The Birubi case shows that the ACL can only go so far to protect ICIP and address the problem of inauthentic Indigenous art. In the long term, new legislation will be required to adequately and comprehensively protect ICIP. But, in the meantime, the quickest way to implement change is to amend the ACL.
With the Indigenous Art Code, the Arts Law Centre of Australia and the Copyright Agency, Allens drafted proposed amendments to the Competition and Consumer Act 2010 (Cth), which now form part of a Bill before the Senate.
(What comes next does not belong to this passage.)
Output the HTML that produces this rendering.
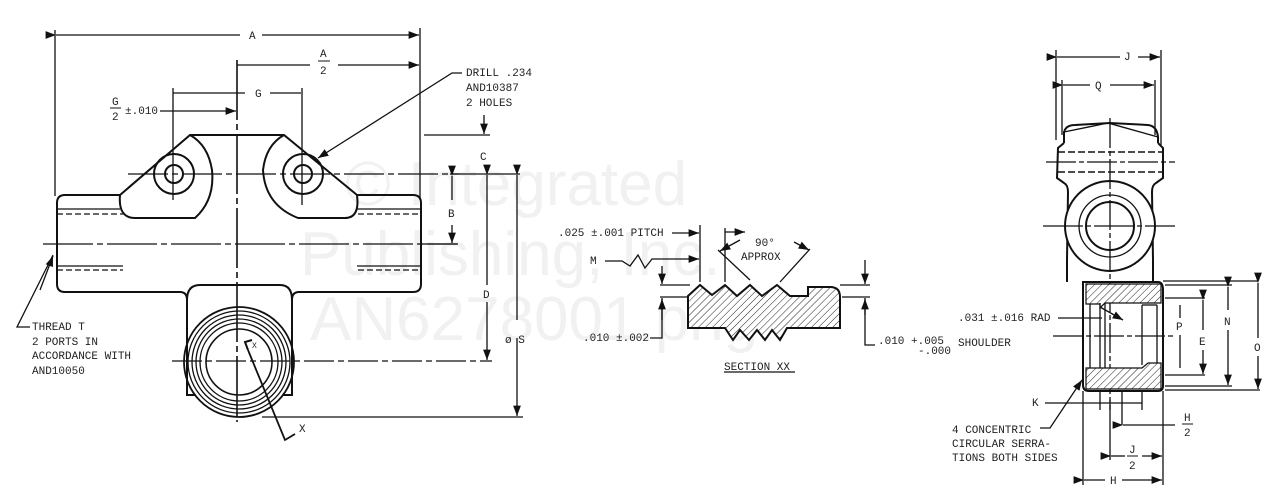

If implemented, these amendments will more effectively prevent the supply of inauthentic Indigenous artworks.
The Bill is designed to prohibit the sale of items featuring Indigenous artworks or cultural expressions, unless the item is made by and attributed to an Indigenous artist or community or appropriately licensed. The Bill also prohibits the sale of artefacts that have significance to Indigenous communities, such as didgeridoos, boomerangs, clapsticks, dillybags and carvings, unless the artefact is manufactured in Australia by an Indigenous Australian or community. On 4 July 2019, the Senate referred the Bill to the Environment and Communications Legislation Committee for inquiry. The inquiry's report is due by 5 December 2019.